African Reader's Library

music

I met this writer, Akachi Adimora-Ezeigbo yesterday.
Read more about her at 234next, and at sunnewsonline (so people really do it everyday)

I thought her elegant and...gracious? A new friend, looking to help me learn more about publishing options, brought me in to her office at the University of Lagos for a chat. Today I read her award-winning children's book "My Cousin Sammy." It made me sad at times, you know, the little daily cruelties in the family. The story is more interesting than some of the African literature we got in primary school.
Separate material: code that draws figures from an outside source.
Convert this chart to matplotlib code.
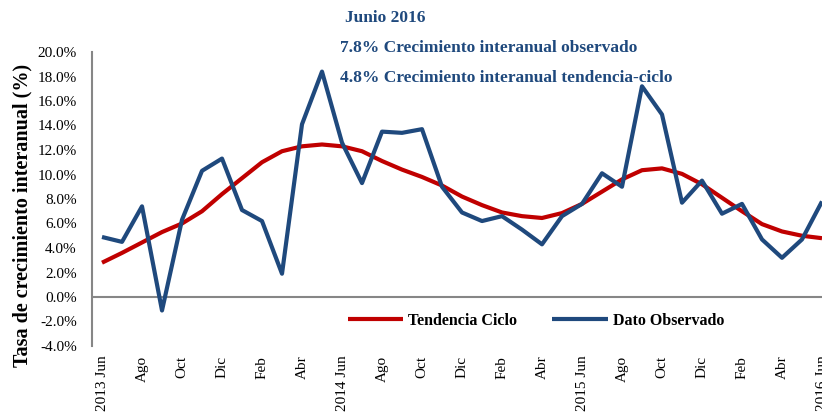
import numpy as np
import matplotlib.pyplot as plt

plt.rcParams['font.family'] = ['Liberation Serif', 'DejaVu Serif']

# monthly data, Jun 2013 .. Jun 2016
observado = [4.9, 4.5, 7.4, -1.1, 6.3, 10.3, 11.3, 7.1, 6.2, 1.9,
             14.1, 18.4, 12.6, 9.3, 13.5, 13.4, 13.7, 9.0, 6.9, 6.2,
             6.6, 5.5, 4.3, 6.6, 7.6, 10.1, 9.0, 17.2, 14.9, 7.7,
             9.5, 6.8, 7.6, 4.7, 3.2, 4.7, 7.8]
tendencia = [2.8, 3.6, 4.45, 5.3, 6.0, 7.0, 8.4, 9.7, 11.0, 11.9,
             12.3, 12.45, 12.3, 11.9, 11.1, 10.4, 9.8, 9.1, 8.2, 7.5,
             6.9, 6.6, 6.45, 6.85, 7.6, 8.6, 9.6, 10.35, 10.5, 10.05,
             9.2, 8.1, 7.0, 5.95, 5.35, 5.0, 4.8]
meses = ["2013 Jun", "Ago", "Oct", "Dic", "Feb", "Abr",
         "2014 Jun", "Ago", "Oct", "Dic", "Feb", "Abr",
         "2015 Jun", "Ago", "Oct", "Dic", "Feb", "Abr", "2016 Jun"]

blue = '#1F497D'
red = '#C00000'
grey = '#868686'

fig = plt.figure(figsize=(8.22, 4.13), dpi=100)
# axes runs a little past the right edge, like the cropped original
ax = fig.add_axes([92 / 822, 1 - 346 / 413, 740 / 822, 294 / 413])

x = np.arange(len(observado))
ax.plot(x, tendencia, color=red, lw=3, label='Tendencia Ciclo', solid_capstyle='butt')
ax.plot(x, observado, color=blue, lw=3, label='Dato Observado', solid_capstyle='butt')

ax.set_xlim(-0.5, 36.5)
ax.set_ylim(-4, 20)
ax.set_yticks(np.arange(-4, 21, 2))
ax.set_yticklabels([f'{v:.1f}%' for v in np.arange(-4, 21, 2)], fontsize=11)
ax.set_xticks(x[::2])
ax.set_xticklabels(meses, rotation=90, fontsize=11, va='top')
ax.tick_params(axis='y', length=0, pad=11)
ax.tick_params(axis='x', length=0, pad=7)

for s in ['top', 'right', 'bottom']:
    ax.spines[s].set_visible(False)
ax.spines['left'].set_color(grey)
ax.spines['left'].set_linewidth(1.5)
ax.axhline(0, color=grey, lw=1.5, zorder=1)

fig.text(0.027, 1 - 215 / 413, 'Tasa de crecimiento interanual (%)', rotation=90,
         fontsize=14.5, fontweight='bold', ha='center', va='center')

ax.legend(loc='center', bbox_to_anchor=(0.6, 0.085), ncol=2, frameon=False,
          handlelength=3.5, columnspacing=2.2, handletextpad=0.3,
          prop={'weight': 'bold', 'size': 11.5})

fig.text(345 / 822, 1 - 18 / 413, 'Junio 2016', color=blue, fontsize=12.5,
         fontweight='bold', va='center')
fig.text(340 / 822, 1 - 48 / 413, '7.8% Crecimiento interanual observado', color=blue,
         fontsize=12.5, fontweight='bold', va='center')
fig.text(340 / 822, 1 - 78 / 413, '4.8% Crecimiento interanual tendencia-ciclo', color=blue,
         fontsize=12.5, fontweight='bold', va='center')

fig.savefig('out.png', dpi=100)
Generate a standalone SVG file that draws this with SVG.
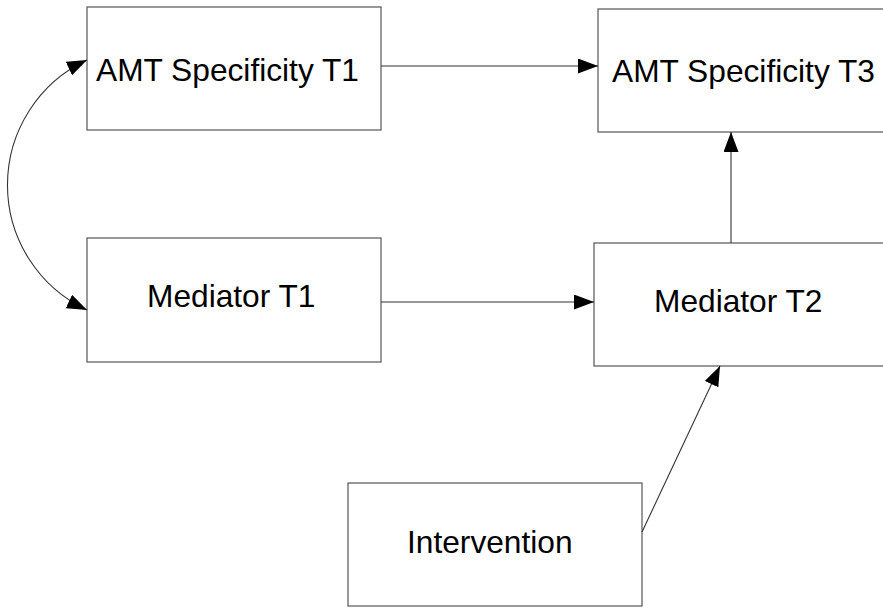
<svg xmlns="http://www.w3.org/2000/svg" width="883" height="608" viewBox="0 0 883 608">
<style>
.box{fill:#fff;stroke:#555;stroke-width:1.2}
.lbl{font-family:"Liberation Sans",Arial,sans-serif;font-size:31.7px;fill:#000}
.con{fill:none;stroke:#333;stroke-width:1.1}
</style>
<defs>
<marker id="ah" viewBox="0 0 20 15" refX="20" refY="7.5" markerWidth="20" markerHeight="15" markerUnits="userSpaceOnUse" orient="auto-start-reverse">
<path d="M0,0 L20,7.5 L0,15 Z" fill="#000"/>
</marker>
</defs>
<rect width="883" height="608" fill="#fff"/>
<g id="amt1"><rect class="box" x="87" y="7" width="294" height="123"/><text class="lbl" x="96" y="81">AMT Specificity T1</text></g>
<g id="amt3"><rect class="box" x="598" y="9" width="300" height="123"/><text class="lbl" x="612" y="82">AMT Specificity T3</text></g>
<g id="med1"><rect class="box" x="87" y="238" width="294" height="124"/><text class="lbl" x="147" y="307">Mediator T1</text></g>
<g id="med2"><rect class="box" x="594" y="243" width="300" height="123"/><text class="lbl" x="654" y="312">Mediator T2</text></g>
<g id="interv"><rect class="box" x="348" y="483" width="294" height="123"/><text class="lbl" x="407" y="553">Intervention</text></g>
<g id="connectors">
<path class="con" d="M381,66 L598,66" marker-end="url(#ah)"/>
<path class="con" d="M381,302 L594,302" marker-end="url(#ah)"/>
<path class="con" d="M731,243 L731,132" marker-end="url(#ah)"/>
<path class="con" d="M642,532 L720,366" marker-end="url(#ah)"/>
<path class="con" d="M87,60 A138,138 0 0,0 87,310" marker-start="url(#ah)" marker-end="url(#ah)"/>
</g>
</svg>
For months I'd been trying to remember the title of a book that we read in Primary school. It had references to Bamenda, which we were told was in Cameroun. It wasn't an exciting read. I would maybe never have found it, was even considering posting a help request on the yahoogroup of my former classmates, when I got home found "The Village School" by Anezi Okoro. This wasn't the book but at the end was printed a list of other titles in the "African Readers Library," with short descriptions.

There was "An African Night's Entertainment" by Cyprian Ekwensi - I can still feel my heart race as I remember the sheer danger and excitement of following this story in reading class, was it primary 5 with Mrs. Emokpae? or Primary 4 with Mrs. Ogu? A similar story to The Passport of Mallam Ilia which we read in JS3 (Junior Secondary school) with Mrs. Bickersteth, the unforgettable, finishing schooled, then Head of English, now Principal of Queen's College Lagos. I just checked online...Ilia was of course written by Ekwensi.

On the list was also "Eze Goes to School" which is still very popular, but whose story I've forgotten, "My Father's Daughter" which I remember owning once, but it must have been unexciting, and on the third page of the list, at #16 was Promise, by Ashere, J. Promise was a book like "My Father's Daughter" - a girl's narration of some rustic living somewhere with not much action.

I would never have guessed that: "Promise is the story of a girl growing up in rural Cameroun..."

In those days, definitely Primary 6, 6A, with Miss * (three letters, two syllables, what was her name? jheri curls, dark and pretty and shapely and didn't let us play all the fun music at our class party at the end of primary school, so we trooped to 6C where the usually tough, cane-happy, short Ghanian Mr. Baa was letting the kids go crazy with disco etc. Was her name Miss Oji? She died soon after we left school.)

Where was I? In Primary 6 we had a book, not in the African Reader's Library, titled "Aduke Makes Her Choice." Aduke learrned typing and shorthand and things like that. I don't remember the "choice" she made, though. I remember the words stenography, and I think menstruation (which usually irked Aduke, or was it the Bamenda girl of Promise who noted this?) I remember Kenechi seemed to understand this part, mensuration or whatever, while I sure didn't. Kenechi is a nurse now. Thanks to facebook, I'm in touch with Primary school friends even.

Being on the campus of UNILAG...well, although it has that waterfront going for it,it's not a perfectly beautiful campus, but it is a campus, with all the youthful energy of late teens and tweens. I like campus energy, especially if it's all kinds of intelligent young people on campus, not only engineers.

1 comment:

t said...

Re: "living somewhere with not much action" - ha, that's funny, but not what I meant.